Юра томится по тебе, очень беспокоится, если долго не пишешь.
Вторую четверть он окончил успешно. По всем предметам 5, только по алгебре 3. Работает много, удивляется, как это мне удалось приучить его усидчиво работать. С учителями подружился. Я жалоб на него уже не слышу. На елке читал отрывок из «Мцыри». Прочитал очень хорошо. Дома послушный. Помогает по хозяйству, но упрямство еще есть.

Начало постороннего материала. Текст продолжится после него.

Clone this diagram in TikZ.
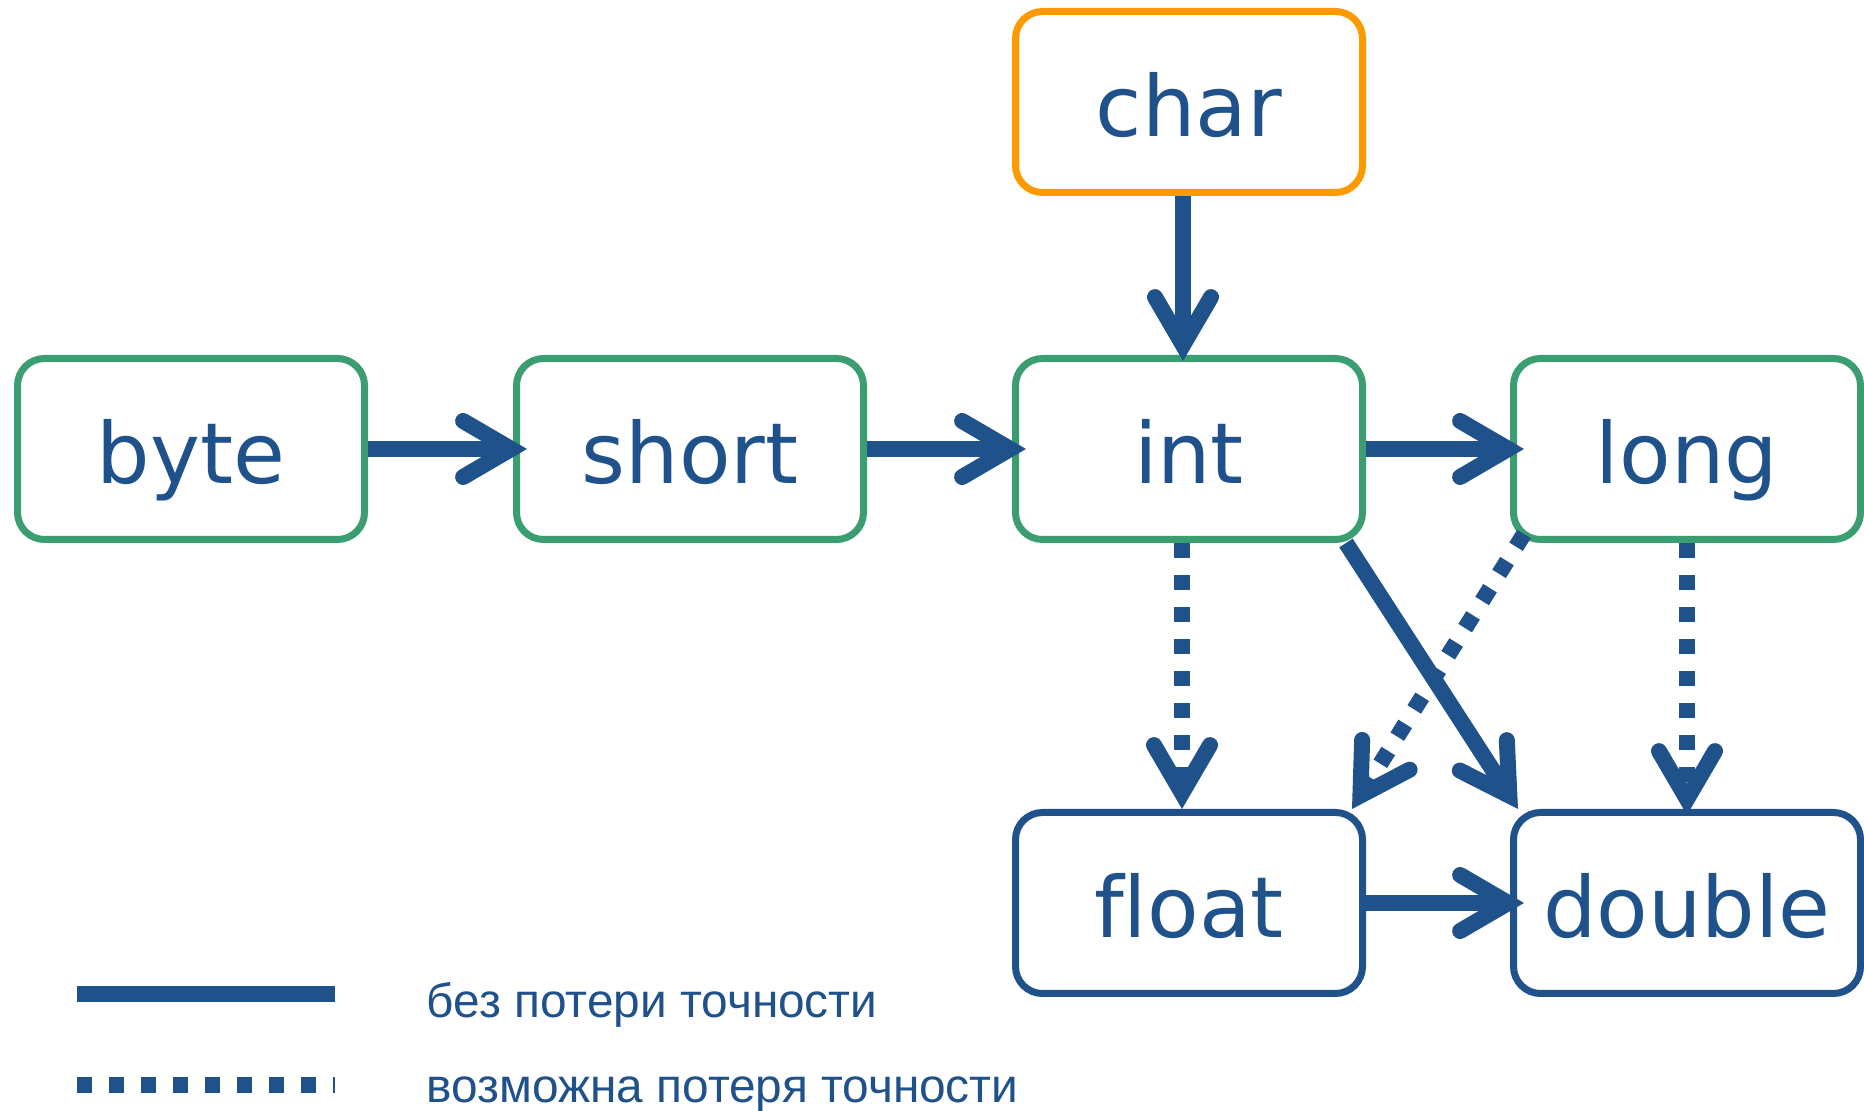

Юра в письме от 31.X.44 г. пишет:
Я обеспокоен твоим долгим молчанием. Вот уже два месяца от тебя нет писем. Где ты и что с тобой – об этом я ничего не знаю.
В Ейск приехал Г. Н. Красовский и стал директором педучилища. Тамара Михайловна уехала в Пашковскую. Выходит, что Тамара Михайловна все распродала и увезла с собой, а мы остались в том, в чем есть.
Получил еще незначительные письма от Дагаева и Анисимовой (Дмитренко).
Интересное письмо прислала Валя Бардакова. Цитирую:
Василий Степанович, родной! Сегодня получила ваше письмо. Я бегала, прыгала, как ребенок. Я целовала это письмо, потому что оно написано вашей огрубевшей рукой. А в конце я ревела. Я не могу представить вас в такой обстановке, где вы сейчас. Я всегда думала, что вы всегда чисты и опрятны и по-прежнему с такими же нежными, почти детскими пальцами, как в педучилище. Как обидно за все то, что вам приходится переносить сейчас! И вот сейчас, как никогда, хочется увидеть вас, согреть вас своей лаской, прижаться к вам и долго, долго плакать. Как хочется разделить ваши трудности, хочется помочь вам, сделать хотя бы небольшое, но приятное для вас дело. Я бы с радостью пожертвовала всем, ради хотя бы небольшого улучшения теперешней вашей жизни.
… Может, хотя бы письмами я буду немного согревать вас. Я иногда представляю, как я после войны встречу вас, как я брошусь к вам. Но когда это будет? О боже!
Продолжаем жить в Левиттене, в поселке на подступах к Кенигсбергу. На переднем крае некоторое затишье, только для порядка бухают батареи, ведя артиллерийскую дуэль.
На передовую везут боеприпасы, идут танки. Оттуда везут раненых в госпиталь, который расположен рядом с нами.
Немецкого населения здесь нет. Военных тоже мало. Позавчера мы ходили по домам разыскивать печку, чтобы устроить баню, и неожиданно в одном доме наткнулись на немцев – старика и старуху. Мы с любопытством смотрели на них. Они встретили нас как обреченные и ко всему готовые. В их глазах не светился страх и ужас. Нет, их глаза были полны самым неподдельным безразличием.
В нашем доме живет одичавшая и ожиревшая от валяющегося кругом мяса старая кошка. Я хотел ее поймать, но она убежала.
В соседнем доме, в причнике349
, забившись в угол, живет собака. Днем я ее никогда не видел и застал ее там крепко спящей. Она бодрствует, очевидно, по ночам.Корова наша по-прежнему доится и снабжает нас два раза в день молоком. Свиные туши постепенно начинают протухать.
Ребята уже объелись и свинины, и молока и почти ничего не едят. Саша Букатов, засоривший желудок, лежит на полу и стонет. У него ноет под ложечкой и позывает на рвоту. Я боюсь, чтобы он не отравился. Сегодня он решил сделать молочный кисель из «крахмала» – «мондамин»350
. Я попробовал на язык этот крахмал. Он был соленый. Я сказал, что это не крахмал. Но Саша все-таки смаковал его, сварил кисель и, кажется, немного съел его. Боюсь, не приключилось бы с ним чего плохого.